Have two to three dual wielding melee (we used two rogues and a frost DK) to be on permanent block duty. They’re going to have issues dpsing Sindra thanks to Chilled to the Bone, so we maximized raid dps by having the blocks demolition crew occupy themselves with that task while the rest of the raid only used the blocks to drop their Mystic Buffet stacks.
Train your dps and heals to watch the timer of Mystic Buffet, which has an 8 second duration, so that they can just park themselves next to a block and continue to dps or heal, and only break LOS when they have 2-3 seconds left on their timer. Once the timer expires, if LOS’d, they’ll drop their Buffet stacks.
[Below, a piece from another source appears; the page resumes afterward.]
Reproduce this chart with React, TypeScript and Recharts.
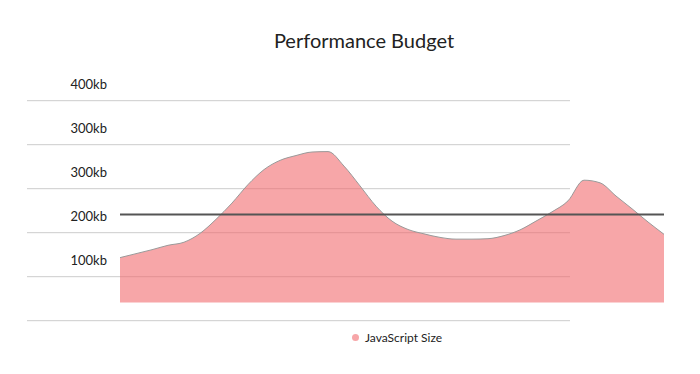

They might as well continue to dps/heal because just hiding behind the block and twiddling their thumbs won’t make Mystic Buffet fall off, the debuff has to tick to 0 first.
Phase 3 is not a dps race, it’s an endurance test. If your raid panics and starts blowing cooldowns you’re going to get chain blocks and wipe. Just reassure them to pay attention, exercise situational awareness, and always stand in the middle if they’re not dropping a block or their stacks. Slow and steady wins the race.
As for Frost Resist
I made everyone in raid wear two pieces so we could work on surviving to the end of the fight. On the sixth attempt we reached my big goal: wiping to the enrage timer. The seventh attempt we killed Sindra with a few seconds left on the timer (although, funnily enough we were 24 manning it because one guy had to go pick up his daughter–I never expected that to be the attempt).
Now I think next week, since everyone has seen a kill, we can dial that back to one piece of FR and probably none in a few cases. I’ll let the healers make that call.
Personally, I wore Belt and Boots again for little more than 300 FR. I’m happy with damage intake with that number.
Aftermath
Killing Sindragosa was a huge morale boost for the guild. We’d been kinda stuck on her for the last two weeks and now that she’s down I’m sure the next kill will be a lot easier.
After dropping her I was so happy to be able to lead the raid up to the Lich King. At that point we were mostly farting around, without much effect (although Phase 1 is kinda down now, haha) but I was just happy to let everyone see the fight and the area. There was much “ooing and ahing” from those that aren’t party to my 10man runs.
Somehow I need to figure out how to finagle the schedule so we can get some meaningful attempts on Arthas every week. I suppose if we start three shotting Sindra every week that’ll be about two hours every Wednesday to learn him. That could work.